* What to work on *
The data below should be printed in full, exactly, and without any of its images.

* Supplied data *
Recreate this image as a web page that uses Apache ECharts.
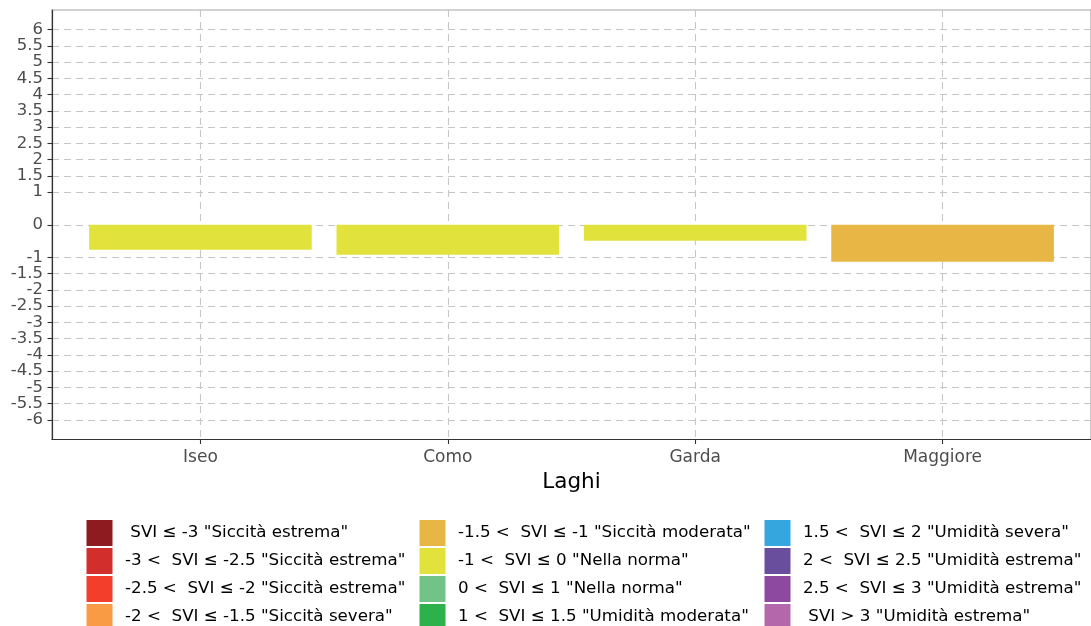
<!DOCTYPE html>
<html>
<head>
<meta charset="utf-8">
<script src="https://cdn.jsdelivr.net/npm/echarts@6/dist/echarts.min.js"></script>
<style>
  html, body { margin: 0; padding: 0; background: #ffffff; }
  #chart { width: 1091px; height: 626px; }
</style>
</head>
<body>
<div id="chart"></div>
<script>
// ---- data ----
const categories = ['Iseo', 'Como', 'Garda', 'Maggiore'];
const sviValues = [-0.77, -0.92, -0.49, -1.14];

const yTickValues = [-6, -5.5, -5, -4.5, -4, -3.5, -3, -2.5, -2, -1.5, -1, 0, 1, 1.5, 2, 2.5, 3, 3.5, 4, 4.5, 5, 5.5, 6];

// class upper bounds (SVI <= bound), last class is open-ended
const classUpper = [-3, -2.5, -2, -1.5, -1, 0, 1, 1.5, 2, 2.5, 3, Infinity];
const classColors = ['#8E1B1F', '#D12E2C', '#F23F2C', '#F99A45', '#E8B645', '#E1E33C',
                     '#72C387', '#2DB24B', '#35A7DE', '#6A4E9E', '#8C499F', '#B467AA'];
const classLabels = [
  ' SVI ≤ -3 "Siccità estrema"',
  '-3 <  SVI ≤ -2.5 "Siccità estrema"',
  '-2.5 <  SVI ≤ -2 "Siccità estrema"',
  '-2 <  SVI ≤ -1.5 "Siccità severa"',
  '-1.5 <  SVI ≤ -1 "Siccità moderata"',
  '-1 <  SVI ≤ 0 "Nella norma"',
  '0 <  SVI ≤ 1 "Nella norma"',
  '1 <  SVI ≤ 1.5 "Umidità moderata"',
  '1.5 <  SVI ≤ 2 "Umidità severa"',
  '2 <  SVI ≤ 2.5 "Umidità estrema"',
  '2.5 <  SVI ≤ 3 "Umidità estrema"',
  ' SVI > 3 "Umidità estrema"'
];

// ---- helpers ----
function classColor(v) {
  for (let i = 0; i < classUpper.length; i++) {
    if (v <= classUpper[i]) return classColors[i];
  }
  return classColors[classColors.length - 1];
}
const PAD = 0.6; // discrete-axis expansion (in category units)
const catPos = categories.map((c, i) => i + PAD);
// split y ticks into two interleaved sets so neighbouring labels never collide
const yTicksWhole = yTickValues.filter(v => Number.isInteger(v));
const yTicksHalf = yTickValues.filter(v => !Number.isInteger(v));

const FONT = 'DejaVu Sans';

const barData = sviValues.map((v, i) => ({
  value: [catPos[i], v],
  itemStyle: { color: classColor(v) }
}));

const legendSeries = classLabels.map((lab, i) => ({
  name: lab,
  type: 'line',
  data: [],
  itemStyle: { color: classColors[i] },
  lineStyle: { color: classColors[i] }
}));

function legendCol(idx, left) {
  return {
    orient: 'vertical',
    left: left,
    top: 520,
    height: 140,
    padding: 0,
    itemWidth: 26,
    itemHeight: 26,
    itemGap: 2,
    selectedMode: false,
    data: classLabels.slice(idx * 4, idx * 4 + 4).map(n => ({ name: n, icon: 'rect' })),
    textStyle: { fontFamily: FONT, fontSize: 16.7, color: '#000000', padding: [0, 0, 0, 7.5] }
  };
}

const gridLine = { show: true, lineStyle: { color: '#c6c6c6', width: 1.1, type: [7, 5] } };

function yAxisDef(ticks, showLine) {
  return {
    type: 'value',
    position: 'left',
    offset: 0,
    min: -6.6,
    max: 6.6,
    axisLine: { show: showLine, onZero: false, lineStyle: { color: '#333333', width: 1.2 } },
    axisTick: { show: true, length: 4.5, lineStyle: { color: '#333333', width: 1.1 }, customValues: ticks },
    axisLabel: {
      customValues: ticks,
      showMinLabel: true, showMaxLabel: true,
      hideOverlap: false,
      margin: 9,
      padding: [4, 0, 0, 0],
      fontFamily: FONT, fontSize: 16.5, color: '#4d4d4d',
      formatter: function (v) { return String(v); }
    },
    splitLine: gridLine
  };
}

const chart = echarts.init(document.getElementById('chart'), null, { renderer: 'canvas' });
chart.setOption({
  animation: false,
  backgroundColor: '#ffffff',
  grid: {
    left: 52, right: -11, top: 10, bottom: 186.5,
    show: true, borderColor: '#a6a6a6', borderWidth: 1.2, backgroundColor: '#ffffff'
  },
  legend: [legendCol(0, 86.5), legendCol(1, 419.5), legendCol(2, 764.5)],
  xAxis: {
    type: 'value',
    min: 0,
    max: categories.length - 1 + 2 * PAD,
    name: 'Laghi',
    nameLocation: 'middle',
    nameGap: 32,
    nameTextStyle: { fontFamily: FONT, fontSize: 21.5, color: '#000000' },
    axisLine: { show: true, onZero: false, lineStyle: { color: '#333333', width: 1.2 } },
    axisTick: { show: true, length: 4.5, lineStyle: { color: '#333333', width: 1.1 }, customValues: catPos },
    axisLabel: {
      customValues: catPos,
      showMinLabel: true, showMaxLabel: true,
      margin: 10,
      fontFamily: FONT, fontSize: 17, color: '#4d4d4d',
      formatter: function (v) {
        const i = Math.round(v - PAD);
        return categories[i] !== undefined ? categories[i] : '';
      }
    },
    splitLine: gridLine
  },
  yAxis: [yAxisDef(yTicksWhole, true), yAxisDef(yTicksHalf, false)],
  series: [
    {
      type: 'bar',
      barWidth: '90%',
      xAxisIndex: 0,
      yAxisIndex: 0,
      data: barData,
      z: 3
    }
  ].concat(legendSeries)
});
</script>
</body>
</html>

* The reply *
Recreate this image as a web page that uses Apache ECharts.
<!DOCTYPE html>
<html>
<head>
<meta charset="utf-8">
<script src="https://cdn.jsdelivr.net/npm/echarts@6/dist/echarts.min.js"></script>
<style>
  html, body { margin: 0; padding: 0; background: #ffffff; }
  #chart { width: 1091px; height: 626px; }
</style>
</head>
<body>
<div id="chart"></div>
<script>
// ---- data ----
const categories = ['Iseo', 'Como', 'Garda', 'Maggiore'];
const sviValues = [-0.77, -0.92, -0.49, -1.14];

const yTickValues = [-6, -5.5, -5, -4.5, -4, -3.5, -3, -2.5, -2, -1.5, -1, 0, 1, 1.5, 2, 2.5, 3, 3.5, 4, 4.5, 5, 5.5, 6];

// class upper bounds (SVI <= bound), last class is open-ended
const classUpper = [-3, -2.5, -2, -1.5, -1, 0, 1, 1.5, 2, 2.5, 3, Infinity];
const classColors = ['#8E1B1F', '#D12E2C', '#F23F2C', '#F99A45', '#E8B645', '#E1E33C',
                     '#72C387', '#2DB24B', '#35A7DE', '#6A4E9E', '#8C499F', '#B467AA'];
const classLabels = [
  ' SVI ≤ -3 "Siccità estrema"',
  '-3 <  SVI ≤ -2.5 "Siccità estrema"',
  '-2.5 <  SVI ≤ -2 "Siccità estrema"',
  '-2 <  SVI ≤ -1.5 "Siccità severa"',
  '-1.5 <  SVI ≤ -1 "Siccità moderata"',
  '-1 <  SVI ≤ 0 "Nella norma"',
  '0 <  SVI ≤ 1 "Nella norma"',
  '1 <  SVI ≤ 1.5 "Umidità moderata"',
  '1.5 <  SVI ≤ 2 "Umidità severa"',
  '2 <  SVI ≤ 2.5 "Umidità estrema"',
  '2.5 <  SVI ≤ 3 "Umidità estrema"',
  ' SVI > 3 "Umidità estrema"'
];

// ---- helpers ----
function classColor(v) {
  for (let i = 0; i < classUpper.length; i++) {
    if (v <= classUpper[i]) return classColors[i];
  }
  return classColors[classColors.length - 1];
}
const PAD = 0.6; // discrete-axis expansion (in category units)
const catPos = categories.map((c, i) => i + PAD);
// split y ticks into two interleaved sets so neighbouring labels never collide
const yTicksWhole = yTickValues.filter(v => Number.isInteger(v));
const yTicksHalf = yTickValues.filter(v => !Number.isInteger(v));

const FONT = 'DejaVu Sans';

const barData = sviValues.map((v, i) => ({
  value: [catPos[i], v],
  itemStyle: { color: classColor(v) }
}));

const legendSeries = classLabels.map((lab, i) => ({
  name: lab,
  type: 'line',
  data: [],
  itemStyle: { color: classColors[i] },
  lineStyle: { color: classColors[i] }
}));

function legendCol(idx, left) {
  return {
    orient: 'vertical',
    left: left,
    top: 520,
    height: 140,
    padding: 0,
    itemWidth: 26,
    itemHeight: 26,
    itemGap: 2,
    selectedMode: false,
    data: classLabels.slice(idx * 4, idx * 4 + 4).map(n => ({ name: n, icon: 'rect' })),
    textStyle: { fontFamily: FONT, fontSize: 16.7, color: '#000000', padding: [0, 0, 0, 7.5] }
  };
}

const gridLine = { show: true, lineStyle: { color: '#c6c6c6', width: 1.1, type: [7, 5] } };

function yAxisDef(ticks, showLine) {
  return {
    type: 'value',
    position: 'left',
    offset: 0,
    min: -6.6,
    max: 6.6,
    axisLine: { show: showLine, onZero: false, lineStyle: { color: '#333333', width: 1.2 } },
    axisTick: { show: true, length: 4.5, lineStyle: { color: '#333333', width: 1.1 }, customValues: ticks },
    axisLabel: {
      customValues: ticks,
      showMinLabel: true, showMaxLabel: true,
      hideOverlap: false,
      margin: 9,
      padding: [4, 0, 0, 0],
      fontFamily: FONT, fontSize: 16.5, color: '#4d4d4d',
      formatter: function (v) { return String(v); }
    },
    splitLine: gridLine
  };
}

const chart = echarts.init(document.getElementById('chart'), null, { renderer: 'canvas' });
chart.setOption({
  animation: false,
  backgroundColor: '#ffffff',
  grid: {
    left: 52, right: -11, top: 10, bottom: 186.5,
    show: true, borderColor: '#a6a6a6', borderWidth: 1.2, backgroundColor: '#ffffff'
  },
  legend: [legendCol(0, 86.5), legendCol(1, 419.5), legendCol(2, 764.5)],
  xAxis: {
    type: 'value',
    min: 0,
    max: categories.length - 1 + 2 * PAD,
    name: 'Laghi',
    nameLocation: 'middle',
    nameGap: 32,
    nameTextStyle: { fontFamily: FONT, fontSize: 21.5, color: '#000000' },
    axisLine: { show: true, onZero: false, lineStyle: { color: '#333333', width: 1.2 } },
    axisTick: { show: true, length: 4.5, lineStyle: { color: '#333333', width: 1.1 }, customValues: catPos },
    axisLabel: {
      customValues: catPos,
      showMinLabel: true, showMaxLabel: true,
      margin: 10,
      fontFamily: FONT, fontSize: 17, color: '#4d4d4d',
      formatter: function (v) {
        const i = Math.round(v - PAD);
        return categories[i] !== undefined ? categories[i] : '';
      }
    },
    splitLine: gridLine
  },
  yAxis: [yAxisDef(yTicksWhole, true), yAxisDef(yTicksHalf, false)],
  series: [
    {
      type: 'bar',
      barWidth: '90%',
      xAxisIndex: 0,
      yAxisIndex: 0,
      data: barData,
      z: 3
    }
  ].concat(legendSeries)
});
</script>
</body>
</html>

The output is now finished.